Notify USCIS if you move. It’s the law.
Do you have plans to move anytime soon? If you’re not a US citizen and you move you are legally required to notify USCIS of your new address within 10 days of moving. There are some minor exceptions to this requirement, for example: diplomats, government officials and those in the US for less than 30 days. If you’re not one of the above exceptions, you probably are required to notify USCIS of your move.
Why notification is important
Notifying USCIS of your new address is especially important if you have a case that is currently pending at USCIS. USCIS communicates with immigrants in large part through notices mailed via the US postal service. The US postal service will not forward mail from USCIS. They will instead return it to USCIS as undeliverable. It is not uncommon for a person to fall out of status because they missed a communication from USCIS due to not updating their address with USCIS. I have seen this scenario play out on more than one occasion in my fifteen years as an immigration lawyer.

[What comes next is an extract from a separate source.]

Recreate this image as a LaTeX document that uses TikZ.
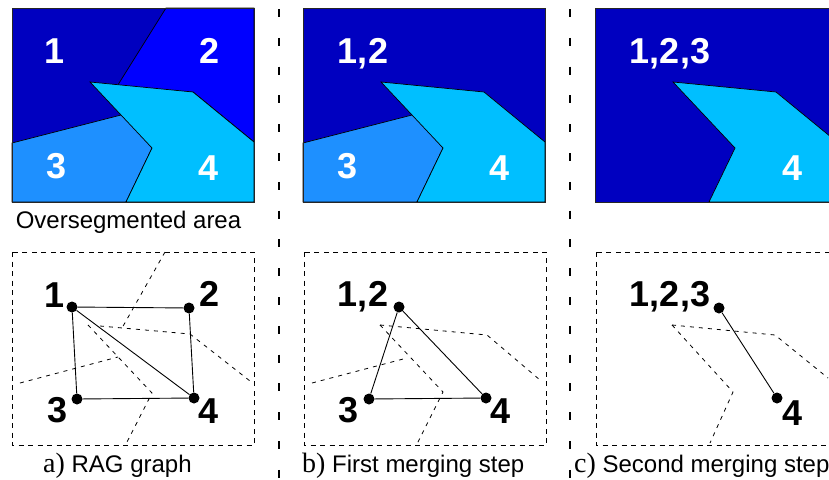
\documentclass[tikz,border=0pt]{standalone}
\usepackage{fontspec}
\setmainfont{Liberation Sans}
\newfontfamily\serifpart{Liberation Serif}
\usetikzlibrary{positioning}
\definecolor{Navy}{HTML}{0000C0}
\definecolor{Royal}{HTML}{0000FF}
\definecolor{Dodger}{HTML}{1E90FF}
\definecolor{Sky}{HTML}{00BFFF}

\begin{document}
\begin{tikzpicture}[x=1pt,y=-1pt,
  region/.style={draw=black,line width=0.7pt},
  frame/.style={draw=black!85,line width=1pt},
  sep/.style={line width=2.4pt,dash pattern=on 8pt off 20.8pt},
  box/.style={line width=1pt,dash pattern=on 5pt off 4.5pt},
  border/.style={line width=0.8pt,dash pattern=on 4pt off 5pt},
  vertex/.style={circle,fill=black,inner sep=0pt,minimum size=11pt},
  edge/.style={line width=0.9pt},
  num/.style={font=\fontsize{36}{36}\selectfont\bfseries,inner sep=0pt,anchor=base},
  wnum/.style={num,text=white},
  legend/.style={font=\fontsize{24}{24}\selectfont,inner sep=0pt}]
  \clip (0,0) rectangle (829,479);

  % oversegmented area
  \fill[Navy] (12,8) rectangle (254,202);
  \filldraw[region,fill=Royal] (166,8) -- (254,8) -- (254,142) -- (193,92) -- (116,88) -- cycle;
  \filldraw[region,fill=Dodger] (12,143) -- (125,114) -- (152,148) -- (126,202) -- (12,202) -- cycle;
  \filldraw[region,fill=Sky] (90,82) -- (193,92) -- (254,142) -- (254,202) -- (126,202) -- (152,148) -- cycle;
  \draw[frame] (12,8) rectangle (254,202);
  \node[wnum] (r1) at (55,63) {1};
  \node[wnum] (r2) at (210,63) {2};
  \node[wnum] (r3) at (57,178) {3};
  \node[wnum] (r4) at (209,180) {4};

  % first merging step
  \begin{scope}[xshift=291pt]
    \fill[Navy] (12,8) rectangle (254,202);
    \filldraw[region,fill=Dodger] (12,143) -- (125,114) -- (152,148) -- (126,202) -- (12,202) -- cycle;
    \filldraw[region,fill=Sky] (90,82) -- (193,92) -- (254,142) -- (254,202) -- (126,202) -- (152,148) -- cycle;
    \draw[frame] (12,8) rectangle (254,202);
  \end{scope}
  \node[wnum] (r12) at (363,63) {1,2};
  \node[wnum] (r3b) at (348,178) {3};
  \node[wnum] (r4b) at (500,180) {4};

  % second merging step
  \begin{scope}[xshift=583pt]
    \fill[Navy] (12,8) rectangle (254,202);
    \filldraw[region,fill=Sky] (90,82) -- (193,92) -- (254,142) -- (254,202) -- (126,202) -- (152,148) -- cycle;
    \draw[frame] (12,8) rectangle (254,202);
  \end{scope}
  \node[wnum] (r123) at (670,63) {1,2,3};
  \node[wnum] (r4c) at (792,180) {4};

  % separators
  \draw[sep] (279,9) -- (279,479);
  \draw[sep] (570,9) -- (570,479);

  % RAG graph
  \draw[box] (12,252) rectangle (254,445);
  \draw[border] (165,252) -- (122,328);
  \draw[border] (100,326) -- (190,334) -- (250,381);
  \draw[border] (88,325) -- (152,393) -- (126,444);
  \draw[border] (20,383) -- (118,357);
  \node[vertex] (v1) at (72,307) {};
  \node[vertex] (v2) at (189,308) {};
  \node[vertex] (v3) at (77,399) {};
  \node[vertex] (v4) at (194,398) {};
  \draw[edge] (v1) -- (v2);
  \draw[edge] (v1) -- (v3);
  \draw[edge] (v1) -- (v4);
  \draw[edge] (v2) -- (v4);
  \draw[edge] (v3) -- (v4);
  \node[num] (l1) at (55,307) {1};
  \node[num] (l2) at (210,306) {2};
  \node[num] (l3) at (57.5,422) {3};
  \node[num] (l4) at (208.5,423) {4};

  % first merging step graph
  \draw[box] (304,252) rectangle (546,445);
  \draw[border] (380,325) -- (487,335) -- (540,380);
  \draw[border] (380,325) -- (443,392) -- (417,444);
  \draw[border] (312,383) -- (407,358);
  \node[vertex] (w12) at (399,307) {};
  \node[vertex] (w3) at (369,399) {};
  \node[vertex] (w4) at (486,398) {};
  \draw[edge] (w12) -- (w3);
  \draw[edge] (w12) -- (w4);
  \draw[edge] (w3) -- (w4);
  \node[num] (m12) at (363,306) {1,2};
  \node[num] (m3) at (349,422) {3};
  \node[num] (m4) at (500.5,423) {4};

  % second merging step graph
  \draw[box] (596,252) rectangle (838,445);
  \draw[border] (672,325) -- (775,335) -- (828,378);
  \draw[border] (672,325) -- (733,392) -- (710,443);
  \node[vertex] (u123) at (719,308) {};
  \node[vertex] (u4) at (777,398) {};
  \draw[edge] (u123) -- (u4);
  \node[num] (n123) at (670,306) {1,2,3};
  \node[num] (n4) at (792,425) {4};

  % captions
  \node[legend,anchor=base] (cap0) at (128.5,228) {Oversegmented area};
  \node[legend,anchor=base west] (capa) at (43,472) {{\serifpart\fontsize{28}{28}\selectfont a)} RAG graph};
  \node[legend,anchor=base west] (capb) at (302,472) {{\serifpart\fontsize{28}{28}\selectfont b)} First merging step};
  \node[legend,anchor=base west] (capc) at (574,472) {{\serifpart\fontsize{28}{28}\selectfont c)} Second merging step};
\end{tikzpicture}
\end{document}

How to notify USCIS of your move
Updating your address with USCIS is very easy to do. USCIS has a form called “AR-11, Change of Address”. The form can be filled out online at www.uscis.gov/addresschange or it can be mailed to USCIS. In order to fill out the form you will need: 1) The receipt number for your case if it is pending at USCIS 2) The date and location of your entry into the US 3) Your old and new address. If you use the online method be sure to print out the confirmation receipt for your records. If you end up mailing a paper form be sure to make a photocopy for your records and to mail it certified/return receipt or through some other means that allows you to prove the form was mailed and arrived at USCIS. The paper method also requires you to call USCIS if you have a pending case with them. In that case you would still mail the paper form but would also need to call USCIS at 1-800-375-5283 and confirm your new address with the immigration officer.